WRITTEN EXERCISE —
All the data below goes into the copy word for word, but the pictures don't.

Records with drawing code —
* BEGIN *
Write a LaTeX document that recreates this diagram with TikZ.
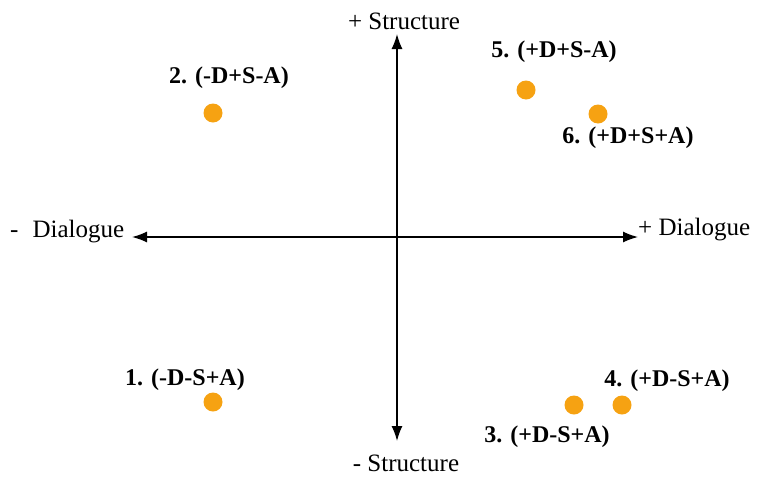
\documentclass[tikz,border=0pt]{standalone}
\usepackage{fontspec}
\setmainfont{Liberation Serif}
\usetikzlibrary{arrows.meta}
\definecolor{dotorange}{RGB}{246,162,18}
\tikzset{
  axis/.style={line width=1.4pt,{Latex[length=15pt,width=11pt]}-{Latex[length=15pt,width=11pt]}},
  axislabel/.style={inner sep=0pt,font=\fontsize{25}{28}\selectfont},
  dotlabel/.style={inner sep=0pt,font=\fontsize{24}{28}\selectfont\bfseries},
  dot/.style={circle,fill=dotorange,draw=none,minimum size=19pt,inner sep=0pt}
}
\begin{document}
\begin{tikzpicture}[x=1pt,y=-1pt]
\useasboundingbox (0,0) rectangle (760,477);
\coordinate (T) at (397,34);
\coordinate (B) at (397,441);
\coordinate (L) at (132,237);
\coordinate (R) at (638,237);
\draw[axis] (L) -- (R);
\draw[axis] (T) -- (B);
\node[axislabel] (ts) at (404,21) {+ Structure};
\node[axislabel] (bs) at (406,463) {- Structure};
\node[axislabel,anchor=west] (ld) at (10,232) {-\hspace{14pt}Dialogue};
\node[axislabel,anchor=west] (rd) at (638,230) {+ Dialogue};
\node[dot] (d2) at (213,113) {};
\node[dot] (d5) at (526,90) {};
\node[dot] (d6) at (598,114) {};
\node[dot] (d1) at (213,402) {};
\node[dot] (d3) at (574,405) {};
\node[dot] (d4) at (622,405) {};
\node[dotlabel] (l2) at (229,78) {2. (-D+S-A)};
\node[dotlabel] (l5) at (554,52) {5. (+D+S-A)};
\node[dotlabel] (l6) at (628,138) {6. (+D+S+A)};
\node[dotlabel] (l1) at (185,380) {1. (-D-S+A)};
\node[dotlabel] (l4) at (667,381) {4. (+D-S+A)};
\node[dotlabel] (l3) at (547,437) {3. (+D-S+A)};
\end{tikzpicture}
\end{document}
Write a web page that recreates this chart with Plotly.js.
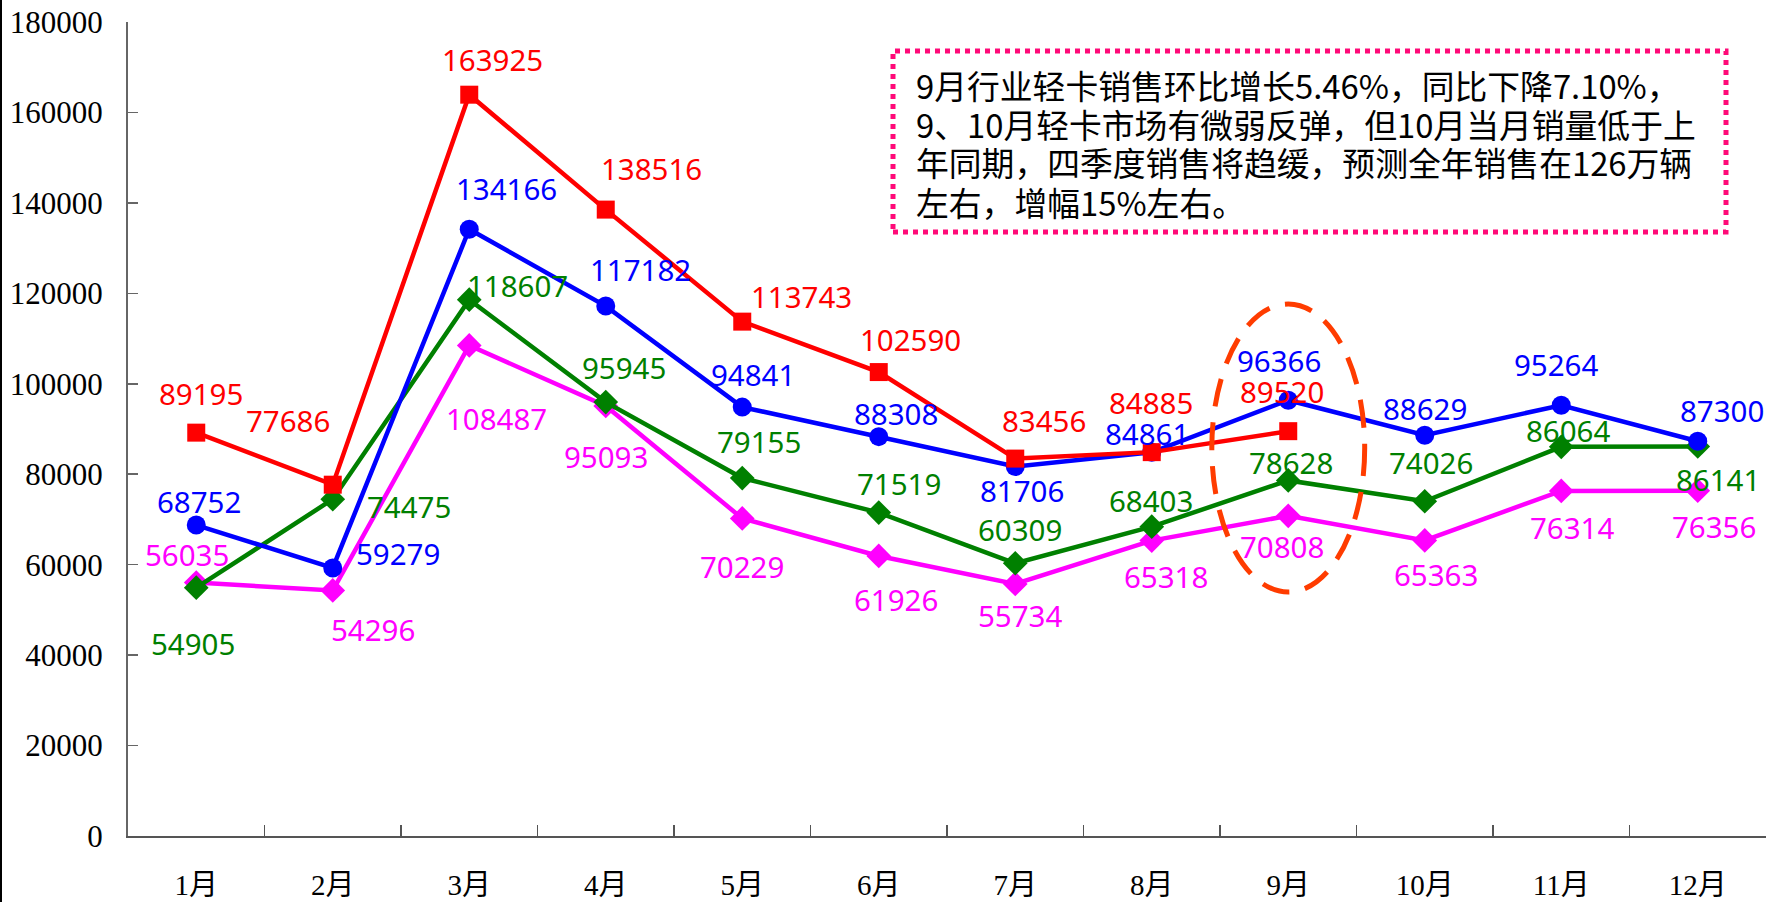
<!DOCTYPE html>
<html>
<head>
<meta charset="utf-8">
<script src="https://cdn.plot.ly/plotly-3.0.1.min.js"></script>
<style>
html,body{margin:0;padding:0;background:#fff;}
#chart{width:1777px;height:902px;}
</style>
</head>
<body>
<div id="chart"></div>
<script>
// ---- data ----
const months = ["1月","2月","3月","4月","5月","6月","7月","8月","9月","10月","11月","12月"];
const redValues = [89195, 77686, 163925, 138516, 113743, 102590, 83456, 84885, 89520];
const blueValues = [68752, 59279, 134166, 117182, 94841, 88308, 81706, 84861, 96366, 88629, 95264, 87300];
const greenValues = [54905, 74475, 118607, 95945, 79155, 71519, 60309, 68403, 78628, 74026, 86064, 86141];
const magentaValues = [56035, 54296, 108487, 95093, 70229, 61926, 55734, 65318, 70808, 65363, 76314, 76356];
const yTicks = [0, 20000, 40000, 60000, 80000, 100000, 120000, 140000, 160000, 180000];
const noteLines = [
  "9月行业轻卡销售环比增长5.46%，同比下降7.10%，",
  "9、10月轻卡市场有微弱反弹，但10月当月销量低于上",
  "年同期，四季度销售将趋缓，预测全年销售在126万辆",
  "左右，增幅15%左右。"
];

// ---- label offsets (pixels, relative to point) ----
const redOff = [[5,39],[-45,64],[23,35],[46,41],[59,25],[32,33],[29,38],[-1,50],[-6,40]];
const blueOff = [[3,24],[65,14],[37,41],[35,37],[11,33],[17,23],[7,-24],[-5,19],[-9,40],[0,27],[-5,41],[24,31]];
const greenOff = [[-3,-56],[76,-7],[48,14],[18,35],[17,37],[20,29],[5,34],[-1,26],[3,18],[6,39],[7,16],[20,-33]];
const magentaOff = [[-9,28],[40,-39],[27,-73],[0,-51],[0,-48],[17,-44],[5,-32],[14,-36],[-6,-31],[11,-34],[11,-37],[16,-36]];

const series = [
  {vals: magentaValues, color: "#FF00FF", symbol: "diamond", size: 19, off: magentaOff},
  {vals: greenValues, color: "#008000", symbol: "diamond", size: 19, off: greenOff},
  {vals: blueValues, color: "#0000FF", symbol: "circle", size: 19, off: blueOff},
  {vals: redValues, color: "#FF0000", symbol: "square", size: 18, off: redOff}
];

const traces = series.map(s => ({
  type: "scatter",
  mode: "lines+markers",
  x: months.slice(0, s.vals.length),
  y: s.vals,
  line: {color: s.color, width: 4.5},
  marker: {color: s.color, symbol: s.symbol, size: s.size},
  hoverinfo: "x+y",
  showlegend: false
}));

const annotations = [];
series.forEach(s => {
  s.vals.forEach((v, i) => {
    annotations.push({
      x: months[i], y: v, xref: "x", yref: "y",
      text: String(v), showarrow: false,
      xshift: s.off[i][0], yshift: s.off[i][1],
      font: {family: "Noto Sans, sans-serif", size: 29.5, color: s.color}
    });
  });
});

// plot area in pixels
const L = 128, R = 11, T = 22, B = 66, W = 1777 - L - R, H = 902 - T - B;
const px = x => (x - L) / W;
const py = y => (902 - B - y) / H;

const lineCenters = [85, 123.5, 162, 201];
noteLines.forEach((t, i) => {
  annotations.push({
    xref: "paper", yref: "paper", x: px(914), y: py(lineCenters[i]),
    xanchor: "left", yanchor: "middle", align: "left", showarrow: false,
    text: t,
    font: {family: "Noto Sans CJK SC, sans-serif", size: 32.8, color: "#000"}
  });
});

const shapes = [
  {type: "rect", xref: "paper", yref: "paper", x0: px(893), x1: px(1726), y0: py(232), y1: py(51),
   line: {color: "#FF0A78", width: 5, dash: "dot"}, fillcolor: "rgba(0,0,0,0)", layer: "above"},
  {type: "circle", xref: "x", yref: "y", x0: 7.44, x1: 8.56, y0: 53950, y1: 117640,
   line: {color: "#FF3C00", width: 5, dash: "28px,16px"}, layer: "above"},
  {type: "line", xref: "paper", yref: "paper", x0: px(1), x1: px(1), y0: py(902), y1: py(0),
   line: {color: "#000", width: 2}}
];

const layout = {
  width: 1777, height: 902,
  margin: {l: L, r: R, t: T, b: B},
  paper_bgcolor: "#fff", plot_bgcolor: "#fff",
  showlegend: false,
  xaxis: {
    type: "category", categoryorder: "array", categoryarray: months,
    range: [-0.5, 11.5],
    showline: true, linecolor: "#555", linewidth: 2,
    ticks: "inside", ticklen: 11, tickcolor: "#555", tickwidth: 1.5,
    tickson: "boundaries", showgrid: false, zeroline: false,
    ticklabelstandoff: 22,
    tickfont: {family: "Liberation Serif, Noto Sans CJK SC, serif", size: 29, color: "#000"}
  },
  yaxis: {
    range: [0, 180000], tickvals: yTicks, ticktext: yTicks.map(String),
    showline: true, linecolor: "#666", linewidth: 2,
    ticks: "inside", ticklen: 10, tickcolor: "#666", tickwidth: 1.5,
    showgrid: false, zeroline: false,
    ticklabelstandoff: 17,
    tickfont: {family: "Liberation Serif, serif", size: 31, color: "#000"}
  },
  annotations: annotations,
  shapes: shapes
};

Plotly.newPlot("chart", traces, layout, {displayModeBar: false, staticPlot: true});
</script>
</body>
</html>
* END *
TASK RESULT —
Write a LaTeX document that recreates this diagram with TikZ.
\documentclass[tikz,border=0pt]{standalone}
\usepackage{fontspec}
\setmainfont{Liberation Serif}
\usetikzlibrary{arrows.meta}
\definecolor{dotorange}{RGB}{246,162,18}
\tikzset{
  axis/.style={line width=1.4pt,{Latex[length=15pt,width=11pt]}-{Latex[length=15pt,width=11pt]}},
  axislabel/.style={inner sep=0pt,font=\fontsize{25}{28}\selectfont},
  dotlabel/.style={inner sep=0pt,font=\fontsize{24}{28}\selectfont\bfseries},
  dot/.style={circle,fill=dotorange,draw=none,minimum size=19pt,inner sep=0pt}
}
\begin{document}
\begin{tikzpicture}[x=1pt,y=-1pt]
\useasboundingbox (0,0) rectangle (760,477);
\coordinate (T) at (397,34);
\coordinate (B) at (397,441);
\coordinate (L) at (132,237);
\coordinate (R) at (638,237);
\draw[axis] (L) -- (R);
\draw[axis] (T) -- (B);
\node[axislabel] (ts) at (404,21) {+ Structure};
\node[axislabel] (bs) at (406,463) {- Structure};
\node[axislabel,anchor=west] (ld) at (10,232) {-\hspace{14pt}Dialogue};
\node[axislabel,anchor=west] (rd) at (638,230) {+ Dialogue};
\node[dot] (d2) at (213,113) {};
\node[dot] (d5) at (526,90) {};
\node[dot] (d6) at (598,114) {};
\node[dot] (d1) at (213,402) {};
\node[dot] (d3) at (574,405) {};
\node[dot] (d4) at (622,405) {};
\node[dotlabel] (l2) at (229,78) {2. (-D+S-A)};
\node[dotlabel] (l5) at (554,52) {5. (+D+S-A)};
\node[dotlabel] (l6) at (628,138) {6. (+D+S+A)};
\node[dotlabel] (l1) at (185,380) {1. (-D-S+A)};
\node[dotlabel] (l4) at (667,381) {4. (+D-S+A)};
\node[dotlabel] (l3) at (547,437) {3. (+D-S+A)};
\end{tikzpicture}
\end{document}
Write a web page that recreates this chart with Plotly.js.
<!DOCTYPE html>
<html>
<head>
<meta charset="utf-8">
<script src="https://cdn.plot.ly/plotly-3.0.1.min.js"></script>
<style>
html,body{margin:0;padding:0;background:#fff;}
#chart{width:1777px;height:902px;}
</style>
</head>
<body>
<div id="chart"></div>
<script>
// ---- data ----
const months = ["1月","2月","3月","4月","5月","6月","7月","8月","9月","10月","11月","12月"];
const redValues = [89195, 77686, 163925, 138516, 113743, 102590, 83456, 84885, 89520];
const blueValues = [68752, 59279, 134166, 117182, 94841, 88308, 81706, 84861, 96366, 88629, 95264, 87300];
const greenValues = [54905, 74475, 118607, 95945, 79155, 71519, 60309, 68403, 78628, 74026, 86064, 86141];
const magentaValues = [56035, 54296, 108487, 95093, 70229, 61926, 55734, 65318, 70808, 65363, 76314, 76356];
const yTicks = [0, 20000, 40000, 60000, 80000, 100000, 120000, 140000, 160000, 180000];
const noteLines = [
  "9月行业轻卡销售环比增长5.46%，同比下降7.10%，",
  "9、10月轻卡市场有微弱反弹，但10月当月销量低于上",
  "年同期，四季度销售将趋缓，预测全年销售在126万辆",
  "左右，增幅15%左右。"
];

// ---- label offsets (pixels, relative to point) ----
const redOff = [[5,39],[-45,64],[23,35],[46,41],[59,25],[32,33],[29,38],[-1,50],[-6,40]];
const blueOff = [[3,24],[65,14],[37,41],[35,37],[11,33],[17,23],[7,-24],[-5,19],[-9,40],[0,27],[-5,41],[24,31]];
const greenOff = [[-3,-56],[76,-7],[48,14],[18,35],[17,37],[20,29],[5,34],[-1,26],[3,18],[6,39],[7,16],[20,-33]];
const magentaOff = [[-9,28],[40,-39],[27,-73],[0,-51],[0,-48],[17,-44],[5,-32],[14,-36],[-6,-31],[11,-34],[11,-37],[16,-36]];

const series = [
  {vals: magentaValues, color: "#FF00FF", symbol: "diamond", size: 19, off: magentaOff},
  {vals: greenValues, color: "#008000", symbol: "diamond", size: 19, off: greenOff},
  {vals: blueValues, color: "#0000FF", symbol: "circle", size: 19, off: blueOff},
  {vals: redValues, color: "#FF0000", symbol: "square", size: 18, off: redOff}
];

const traces = series.map(s => ({
  type: "scatter",
  mode: "lines+markers",
  x: months.slice(0, s.vals.length),
  y: s.vals,
  line: {color: s.color, width: 4.5},
  marker: {color: s.color, symbol: s.symbol, size: s.size},
  hoverinfo: "x+y",
  showlegend: false
}));

const annotations = [];
series.forEach(s => {
  s.vals.forEach((v, i) => {
    annotations.push({
      x: months[i], y: v, xref: "x", yref: "y",
      text: String(v), showarrow: false,
      xshift: s.off[i][0], yshift: s.off[i][1],
      font: {family: "Noto Sans, sans-serif", size: 29.5, color: s.color}
    });
  });
});

// plot area in pixels
const L = 128, R = 11, T = 22, B = 66, W = 1777 - L - R, H = 902 - T - B;
const px = x => (x - L) / W;
const py = y => (902 - B - y) / H;

const lineCenters = [85, 123.5, 162, 201];
noteLines.forEach((t, i) => {
  annotations.push({
    xref: "paper", yref: "paper", x: px(914), y: py(lineCenters[i]),
    xanchor: "left", yanchor: "middle", align: "left", showarrow: false,
    text: t,
    font: {family: "Noto Sans CJK SC, sans-serif", size: 32.8, color: "#000"}
  });
});

const shapes = [
  {type: "rect", xref: "paper", yref: "paper", x0: px(893), x1: px(1726), y0: py(232), y1: py(51),
   line: {color: "#FF0A78", width: 5, dash: "dot"}, fillcolor: "rgba(0,0,0,0)", layer: "above"},
  {type: "circle", xref: "x", yref: "y", x0: 7.44, x1: 8.56, y0: 53950, y1: 117640,
   line: {color: "#FF3C00", width: 5, dash: "28px,16px"}, layer: "above"},
  {type: "line", xref: "paper", yref: "paper", x0: px(1), x1: px(1), y0: py(902), y1: py(0),
   line: {color: "#000", width: 2}}
];

const layout = {
  width: 1777, height: 902,
  margin: {l: L, r: R, t: T, b: B},
  paper_bgcolor: "#fff", plot_bgcolor: "#fff",
  showlegend: false,
  xaxis: {
    type: "category", categoryorder: "array", categoryarray: months,
    range: [-0.5, 11.5],
    showline: true, linecolor: "#555", linewidth: 2,
    ticks: "inside", ticklen: 11, tickcolor: "#555", tickwidth: 1.5,
    tickson: "boundaries", showgrid: false, zeroline: false,
    ticklabelstandoff: 22,
    tickfont: {family: "Liberation Serif, Noto Sans CJK SC, serif", size: 29, color: "#000"}
  },
  yaxis: {
    range: [0, 180000], tickvals: yTicks, ticktext: yTicks.map(String),
    showline: true, linecolor: "#666", linewidth: 2,
    ticks: "inside", ticklen: 10, tickcolor: "#666", tickwidth: 1.5,
    showgrid: false, zeroline: false,
    ticklabelstandoff: 17,
    tickfont: {family: "Liberation Serif, serif", size: 31, color: "#000"}
  },
  annotations: annotations,
  shapes: shapes
};

Plotly.newPlot("chart", traces, layout, {displayModeBar: false, staticPlot: true});
</script>
</body>
</html>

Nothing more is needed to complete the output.